__Dataset extract__:
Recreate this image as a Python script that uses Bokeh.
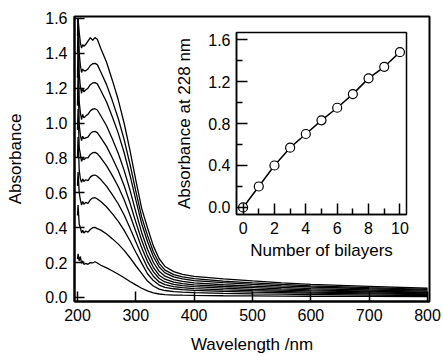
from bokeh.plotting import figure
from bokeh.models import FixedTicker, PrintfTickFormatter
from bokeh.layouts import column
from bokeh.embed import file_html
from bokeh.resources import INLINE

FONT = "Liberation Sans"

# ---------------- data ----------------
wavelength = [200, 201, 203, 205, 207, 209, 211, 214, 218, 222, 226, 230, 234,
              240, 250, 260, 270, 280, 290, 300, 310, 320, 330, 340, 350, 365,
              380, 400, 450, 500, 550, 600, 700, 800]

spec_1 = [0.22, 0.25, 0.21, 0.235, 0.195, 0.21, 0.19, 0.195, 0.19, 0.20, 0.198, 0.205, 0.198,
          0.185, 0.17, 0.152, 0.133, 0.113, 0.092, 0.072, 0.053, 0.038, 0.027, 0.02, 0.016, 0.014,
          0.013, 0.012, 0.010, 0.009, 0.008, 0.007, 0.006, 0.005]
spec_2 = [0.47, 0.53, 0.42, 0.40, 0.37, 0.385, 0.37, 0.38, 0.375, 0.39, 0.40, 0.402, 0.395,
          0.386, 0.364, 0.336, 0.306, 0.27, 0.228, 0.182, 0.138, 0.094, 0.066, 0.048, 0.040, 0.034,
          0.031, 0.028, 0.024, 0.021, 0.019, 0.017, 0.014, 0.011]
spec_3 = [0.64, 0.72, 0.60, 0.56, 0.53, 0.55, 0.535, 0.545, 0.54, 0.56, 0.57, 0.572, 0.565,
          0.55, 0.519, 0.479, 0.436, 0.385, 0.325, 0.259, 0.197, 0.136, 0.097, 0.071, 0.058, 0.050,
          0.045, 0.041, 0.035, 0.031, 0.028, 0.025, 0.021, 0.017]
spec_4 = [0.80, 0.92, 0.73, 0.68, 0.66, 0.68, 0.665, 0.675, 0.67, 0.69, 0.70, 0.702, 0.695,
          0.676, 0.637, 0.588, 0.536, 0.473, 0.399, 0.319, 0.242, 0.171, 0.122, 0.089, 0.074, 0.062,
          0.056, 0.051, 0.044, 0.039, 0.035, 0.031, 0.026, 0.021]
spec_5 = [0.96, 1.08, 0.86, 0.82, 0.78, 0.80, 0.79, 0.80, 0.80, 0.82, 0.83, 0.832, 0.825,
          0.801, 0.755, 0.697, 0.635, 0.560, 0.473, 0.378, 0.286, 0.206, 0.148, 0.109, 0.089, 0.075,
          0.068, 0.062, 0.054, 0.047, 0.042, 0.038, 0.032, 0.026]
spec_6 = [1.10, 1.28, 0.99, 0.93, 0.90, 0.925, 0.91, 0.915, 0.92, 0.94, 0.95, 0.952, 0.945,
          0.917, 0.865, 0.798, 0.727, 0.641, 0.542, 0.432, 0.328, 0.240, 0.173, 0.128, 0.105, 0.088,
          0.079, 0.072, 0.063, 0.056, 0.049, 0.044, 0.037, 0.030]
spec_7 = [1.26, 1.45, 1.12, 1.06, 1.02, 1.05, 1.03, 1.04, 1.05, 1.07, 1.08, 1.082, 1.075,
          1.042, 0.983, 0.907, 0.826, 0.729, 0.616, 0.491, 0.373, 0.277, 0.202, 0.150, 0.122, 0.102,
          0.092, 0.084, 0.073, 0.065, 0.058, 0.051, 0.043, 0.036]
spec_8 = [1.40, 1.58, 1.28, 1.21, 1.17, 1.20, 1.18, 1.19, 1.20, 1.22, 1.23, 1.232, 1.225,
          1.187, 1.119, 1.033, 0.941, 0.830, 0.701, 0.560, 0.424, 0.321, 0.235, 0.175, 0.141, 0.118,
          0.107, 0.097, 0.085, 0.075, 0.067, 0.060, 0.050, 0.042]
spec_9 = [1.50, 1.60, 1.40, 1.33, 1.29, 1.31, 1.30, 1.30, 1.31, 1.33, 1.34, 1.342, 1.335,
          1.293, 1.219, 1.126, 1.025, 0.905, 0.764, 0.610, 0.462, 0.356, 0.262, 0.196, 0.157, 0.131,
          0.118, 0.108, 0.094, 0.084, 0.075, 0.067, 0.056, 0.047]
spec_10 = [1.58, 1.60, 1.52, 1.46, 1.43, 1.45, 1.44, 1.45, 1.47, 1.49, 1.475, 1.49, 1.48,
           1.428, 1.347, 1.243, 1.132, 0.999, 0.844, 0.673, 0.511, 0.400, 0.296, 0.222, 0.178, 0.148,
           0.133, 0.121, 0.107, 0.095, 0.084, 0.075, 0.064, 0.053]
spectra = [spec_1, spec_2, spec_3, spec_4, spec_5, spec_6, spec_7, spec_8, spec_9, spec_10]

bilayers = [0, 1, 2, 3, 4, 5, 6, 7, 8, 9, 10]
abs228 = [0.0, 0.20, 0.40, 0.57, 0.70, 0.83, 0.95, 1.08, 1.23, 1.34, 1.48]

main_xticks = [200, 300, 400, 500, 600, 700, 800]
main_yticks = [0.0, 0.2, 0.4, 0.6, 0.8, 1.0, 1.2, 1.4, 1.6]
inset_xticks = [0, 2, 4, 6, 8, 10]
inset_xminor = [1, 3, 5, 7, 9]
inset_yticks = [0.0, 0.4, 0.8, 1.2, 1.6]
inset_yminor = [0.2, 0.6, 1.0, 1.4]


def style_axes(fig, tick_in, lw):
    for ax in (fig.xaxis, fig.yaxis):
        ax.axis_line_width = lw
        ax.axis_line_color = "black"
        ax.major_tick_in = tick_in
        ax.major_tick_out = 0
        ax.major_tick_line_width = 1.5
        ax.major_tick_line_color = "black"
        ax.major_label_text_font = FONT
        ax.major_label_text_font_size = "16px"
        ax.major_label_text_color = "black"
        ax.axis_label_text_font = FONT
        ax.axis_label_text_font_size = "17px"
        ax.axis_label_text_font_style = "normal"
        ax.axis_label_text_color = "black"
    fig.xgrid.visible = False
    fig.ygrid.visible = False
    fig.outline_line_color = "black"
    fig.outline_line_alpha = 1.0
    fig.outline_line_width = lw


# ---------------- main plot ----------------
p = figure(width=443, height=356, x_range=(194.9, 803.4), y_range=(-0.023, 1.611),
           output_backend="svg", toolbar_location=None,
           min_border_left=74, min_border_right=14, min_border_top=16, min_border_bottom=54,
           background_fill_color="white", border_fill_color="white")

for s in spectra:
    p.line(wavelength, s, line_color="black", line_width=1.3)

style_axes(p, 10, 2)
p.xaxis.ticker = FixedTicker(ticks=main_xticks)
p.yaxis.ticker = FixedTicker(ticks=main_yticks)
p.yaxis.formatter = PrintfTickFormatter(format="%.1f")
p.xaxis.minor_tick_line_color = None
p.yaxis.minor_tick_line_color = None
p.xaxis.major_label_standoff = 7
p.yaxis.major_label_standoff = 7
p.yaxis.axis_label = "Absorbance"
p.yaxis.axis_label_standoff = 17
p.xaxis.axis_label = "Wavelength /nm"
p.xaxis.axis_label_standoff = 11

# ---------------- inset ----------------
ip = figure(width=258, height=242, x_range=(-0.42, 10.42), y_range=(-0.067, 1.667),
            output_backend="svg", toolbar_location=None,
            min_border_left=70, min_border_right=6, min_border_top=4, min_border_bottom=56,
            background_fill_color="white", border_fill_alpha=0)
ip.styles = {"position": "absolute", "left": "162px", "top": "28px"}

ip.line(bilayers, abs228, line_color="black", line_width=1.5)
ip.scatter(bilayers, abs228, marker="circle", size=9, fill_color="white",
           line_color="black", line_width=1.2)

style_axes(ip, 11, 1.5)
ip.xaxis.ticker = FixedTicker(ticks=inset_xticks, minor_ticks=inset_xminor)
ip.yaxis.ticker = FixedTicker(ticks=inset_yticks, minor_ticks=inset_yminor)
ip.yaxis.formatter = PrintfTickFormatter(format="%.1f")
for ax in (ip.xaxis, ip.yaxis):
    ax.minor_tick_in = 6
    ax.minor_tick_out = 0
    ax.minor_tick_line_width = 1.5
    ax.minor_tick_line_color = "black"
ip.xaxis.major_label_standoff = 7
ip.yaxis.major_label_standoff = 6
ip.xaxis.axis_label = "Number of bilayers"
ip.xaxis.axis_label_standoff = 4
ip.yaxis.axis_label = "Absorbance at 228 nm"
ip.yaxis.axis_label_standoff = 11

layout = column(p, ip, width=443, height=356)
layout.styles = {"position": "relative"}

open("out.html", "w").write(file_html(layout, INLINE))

__Exercise goal__: Set down again, exactly, the lines of the material above from its first line to the one with "380, 400, 450, 500, 550, 600, 700, 800]", inclusive. Leave the pictures out.

__Final answer__:
Recreate this image as a Python script that uses Bokeh.
from bokeh.plotting import figure
from bokeh.models import FixedTicker, PrintfTickFormatter
from bokeh.layouts import column
from bokeh.embed import file_html
from bokeh.resources import INLINE

FONT = "Liberation Sans"

# ---------------- data ----------------
wavelength = [200, 201, 203, 205, 207, 209, 211, 214, 218, 222, 226, 230, 234,
              240, 250, 260, 270, 280, 290, 300, 310, 320, 330, 340, 350, 365,
              380, 400, 450, 500, 550, 600, 700, 800]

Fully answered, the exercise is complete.